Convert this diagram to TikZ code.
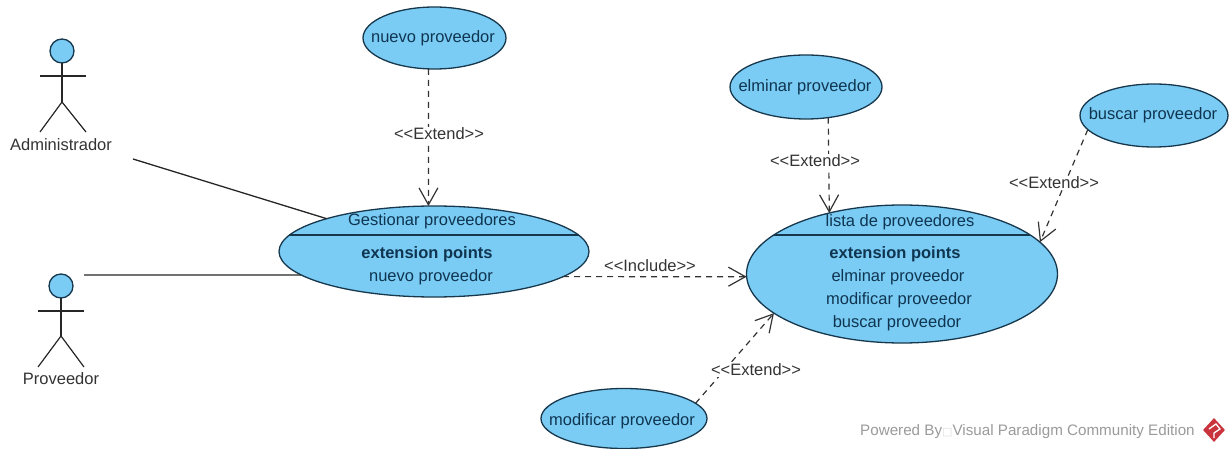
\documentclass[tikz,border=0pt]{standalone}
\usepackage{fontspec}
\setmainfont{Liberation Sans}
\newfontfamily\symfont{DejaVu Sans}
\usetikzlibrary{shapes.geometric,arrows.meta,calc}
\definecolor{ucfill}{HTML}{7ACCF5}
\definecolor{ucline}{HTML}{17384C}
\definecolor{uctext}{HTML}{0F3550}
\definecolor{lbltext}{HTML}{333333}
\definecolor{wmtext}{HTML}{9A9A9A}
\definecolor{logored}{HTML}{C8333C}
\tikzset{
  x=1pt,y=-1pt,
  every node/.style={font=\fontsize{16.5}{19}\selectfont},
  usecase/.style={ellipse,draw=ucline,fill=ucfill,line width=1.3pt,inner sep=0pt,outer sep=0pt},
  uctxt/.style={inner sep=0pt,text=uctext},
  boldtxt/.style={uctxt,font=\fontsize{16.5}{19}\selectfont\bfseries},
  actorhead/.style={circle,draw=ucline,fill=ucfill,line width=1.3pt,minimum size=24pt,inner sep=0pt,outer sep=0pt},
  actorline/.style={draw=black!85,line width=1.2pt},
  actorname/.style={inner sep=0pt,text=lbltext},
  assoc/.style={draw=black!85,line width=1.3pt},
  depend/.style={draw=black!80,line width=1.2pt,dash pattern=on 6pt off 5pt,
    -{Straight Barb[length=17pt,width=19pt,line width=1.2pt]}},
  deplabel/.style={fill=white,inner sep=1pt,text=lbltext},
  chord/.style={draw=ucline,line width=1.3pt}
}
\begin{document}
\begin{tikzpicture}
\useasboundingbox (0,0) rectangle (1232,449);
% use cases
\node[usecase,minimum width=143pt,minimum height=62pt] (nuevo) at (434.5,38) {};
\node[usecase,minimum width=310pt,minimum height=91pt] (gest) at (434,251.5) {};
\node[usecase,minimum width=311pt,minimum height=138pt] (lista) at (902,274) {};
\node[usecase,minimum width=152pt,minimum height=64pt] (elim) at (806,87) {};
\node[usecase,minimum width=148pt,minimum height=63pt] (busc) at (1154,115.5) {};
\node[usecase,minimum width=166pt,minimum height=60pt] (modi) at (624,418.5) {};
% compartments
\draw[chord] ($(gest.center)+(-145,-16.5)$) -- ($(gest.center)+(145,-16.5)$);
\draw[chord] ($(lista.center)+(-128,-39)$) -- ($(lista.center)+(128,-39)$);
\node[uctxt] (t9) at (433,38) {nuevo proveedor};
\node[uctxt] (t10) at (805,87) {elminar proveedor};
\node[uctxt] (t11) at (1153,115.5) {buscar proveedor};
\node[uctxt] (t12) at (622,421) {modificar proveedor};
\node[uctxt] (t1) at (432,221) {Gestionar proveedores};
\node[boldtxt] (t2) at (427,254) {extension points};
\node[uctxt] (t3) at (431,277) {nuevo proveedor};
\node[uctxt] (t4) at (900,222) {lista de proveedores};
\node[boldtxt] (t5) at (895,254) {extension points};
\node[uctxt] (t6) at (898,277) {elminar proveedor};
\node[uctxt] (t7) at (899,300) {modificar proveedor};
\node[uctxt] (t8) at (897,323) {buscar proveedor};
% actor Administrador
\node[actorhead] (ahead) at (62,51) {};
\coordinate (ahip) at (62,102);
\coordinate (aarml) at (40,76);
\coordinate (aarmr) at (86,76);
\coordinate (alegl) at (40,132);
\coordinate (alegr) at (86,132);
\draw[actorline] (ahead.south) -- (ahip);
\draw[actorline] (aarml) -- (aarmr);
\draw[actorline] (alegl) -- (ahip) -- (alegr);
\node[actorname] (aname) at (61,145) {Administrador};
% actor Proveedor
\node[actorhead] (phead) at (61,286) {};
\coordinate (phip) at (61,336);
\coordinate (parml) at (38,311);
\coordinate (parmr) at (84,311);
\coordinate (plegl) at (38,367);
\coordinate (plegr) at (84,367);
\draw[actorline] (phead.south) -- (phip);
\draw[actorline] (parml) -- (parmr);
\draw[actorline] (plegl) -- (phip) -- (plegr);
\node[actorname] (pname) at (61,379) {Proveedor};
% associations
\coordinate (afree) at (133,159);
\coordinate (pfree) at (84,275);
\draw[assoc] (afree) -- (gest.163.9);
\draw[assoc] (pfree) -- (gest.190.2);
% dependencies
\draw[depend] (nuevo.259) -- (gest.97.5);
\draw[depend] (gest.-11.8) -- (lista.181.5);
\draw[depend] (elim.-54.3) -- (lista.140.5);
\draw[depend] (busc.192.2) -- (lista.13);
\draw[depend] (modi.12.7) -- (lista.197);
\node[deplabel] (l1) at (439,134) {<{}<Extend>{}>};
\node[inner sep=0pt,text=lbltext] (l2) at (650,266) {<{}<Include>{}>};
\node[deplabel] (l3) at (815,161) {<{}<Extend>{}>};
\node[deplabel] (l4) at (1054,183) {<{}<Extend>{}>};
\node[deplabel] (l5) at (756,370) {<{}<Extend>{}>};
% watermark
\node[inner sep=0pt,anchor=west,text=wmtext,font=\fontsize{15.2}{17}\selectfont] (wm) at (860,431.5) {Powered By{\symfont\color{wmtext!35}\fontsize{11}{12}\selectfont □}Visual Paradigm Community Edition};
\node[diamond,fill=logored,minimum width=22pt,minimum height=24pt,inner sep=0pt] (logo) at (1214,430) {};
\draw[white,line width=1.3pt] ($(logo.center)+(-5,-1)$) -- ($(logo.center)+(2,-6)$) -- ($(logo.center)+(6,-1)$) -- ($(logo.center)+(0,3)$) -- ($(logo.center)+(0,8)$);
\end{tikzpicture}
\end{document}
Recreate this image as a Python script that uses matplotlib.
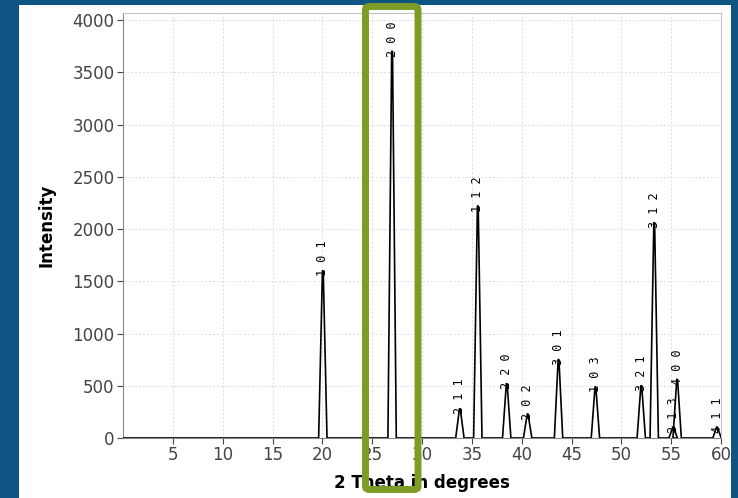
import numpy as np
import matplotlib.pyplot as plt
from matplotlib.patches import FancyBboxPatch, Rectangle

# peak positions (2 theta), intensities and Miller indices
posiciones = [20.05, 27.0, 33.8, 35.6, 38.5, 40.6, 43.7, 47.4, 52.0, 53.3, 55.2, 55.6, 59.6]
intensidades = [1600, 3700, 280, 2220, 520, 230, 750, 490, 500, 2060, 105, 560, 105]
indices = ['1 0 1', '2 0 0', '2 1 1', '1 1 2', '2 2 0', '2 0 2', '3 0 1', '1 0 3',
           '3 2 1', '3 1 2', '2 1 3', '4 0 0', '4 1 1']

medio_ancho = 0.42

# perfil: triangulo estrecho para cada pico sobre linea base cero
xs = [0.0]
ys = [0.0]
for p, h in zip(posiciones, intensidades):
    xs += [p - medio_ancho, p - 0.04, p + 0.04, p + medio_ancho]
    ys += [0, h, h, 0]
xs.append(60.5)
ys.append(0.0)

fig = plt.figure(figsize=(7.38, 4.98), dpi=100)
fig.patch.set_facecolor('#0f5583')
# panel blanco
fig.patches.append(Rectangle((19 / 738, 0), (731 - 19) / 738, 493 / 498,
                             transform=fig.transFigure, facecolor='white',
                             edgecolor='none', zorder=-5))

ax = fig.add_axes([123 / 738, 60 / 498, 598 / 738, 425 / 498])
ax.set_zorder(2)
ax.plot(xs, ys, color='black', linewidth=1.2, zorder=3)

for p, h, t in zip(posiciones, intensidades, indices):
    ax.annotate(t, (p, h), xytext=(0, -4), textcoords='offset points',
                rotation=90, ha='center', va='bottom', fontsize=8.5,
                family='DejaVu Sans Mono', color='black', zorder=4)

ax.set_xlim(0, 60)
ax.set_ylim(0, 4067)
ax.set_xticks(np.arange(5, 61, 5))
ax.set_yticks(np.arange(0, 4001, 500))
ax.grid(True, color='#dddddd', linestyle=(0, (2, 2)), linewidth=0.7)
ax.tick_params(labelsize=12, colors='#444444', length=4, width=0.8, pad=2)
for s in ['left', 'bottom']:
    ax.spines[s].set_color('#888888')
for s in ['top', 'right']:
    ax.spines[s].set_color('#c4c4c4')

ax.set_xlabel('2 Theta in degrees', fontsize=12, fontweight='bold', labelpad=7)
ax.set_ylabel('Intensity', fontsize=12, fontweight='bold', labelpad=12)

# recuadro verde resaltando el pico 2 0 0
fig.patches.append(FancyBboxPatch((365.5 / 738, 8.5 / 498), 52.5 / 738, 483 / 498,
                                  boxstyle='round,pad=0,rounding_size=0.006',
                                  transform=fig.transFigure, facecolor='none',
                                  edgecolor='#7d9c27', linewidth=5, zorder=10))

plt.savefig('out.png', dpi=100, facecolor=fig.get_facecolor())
* * * *
[What is asked] Up in the listing, locate the line with "Recreate this image"; print it and every line after it down to the line with "ys.append(0.0)", which is included too. Skip the pictures.

[Response for this exercise]
Recreate this image as a Python script that uses matplotlib.
import numpy as np
import matplotlib.pyplot as plt
from matplotlib.patches import FancyBboxPatch, Rectangle

# peak positions (2 theta), intensities and Miller indices
posiciones = [20.05, 27.0, 33.8, 35.6, 38.5, 40.6, 43.7, 47.4, 52.0, 53.3, 55.2, 55.6, 59.6]
intensidades = [1600, 3700, 280, 2220, 520, 230, 750, 490, 500, 2060, 105, 560, 105]
indices = ['1 0 1', '2 0 0', '2 1 1', '1 1 2', '2 2 0', '2 0 2', '3 0 1', '1 0 3',
           '3 2 1', '3 1 2', '2 1 3', '4 0 0', '4 1 1']

medio_ancho = 0.42

# perfil: triangulo estrecho para cada pico sobre linea base cero
xs = [0.0]
ys = [0.0]
for p, h in zip(posiciones, intensidades):
    xs += [p - medio_ancho, p - 0.04, p + 0.04, p + medio_ancho]
    ys += [0, h, h, 0]
xs.append(60.5)
ys.append(0.0)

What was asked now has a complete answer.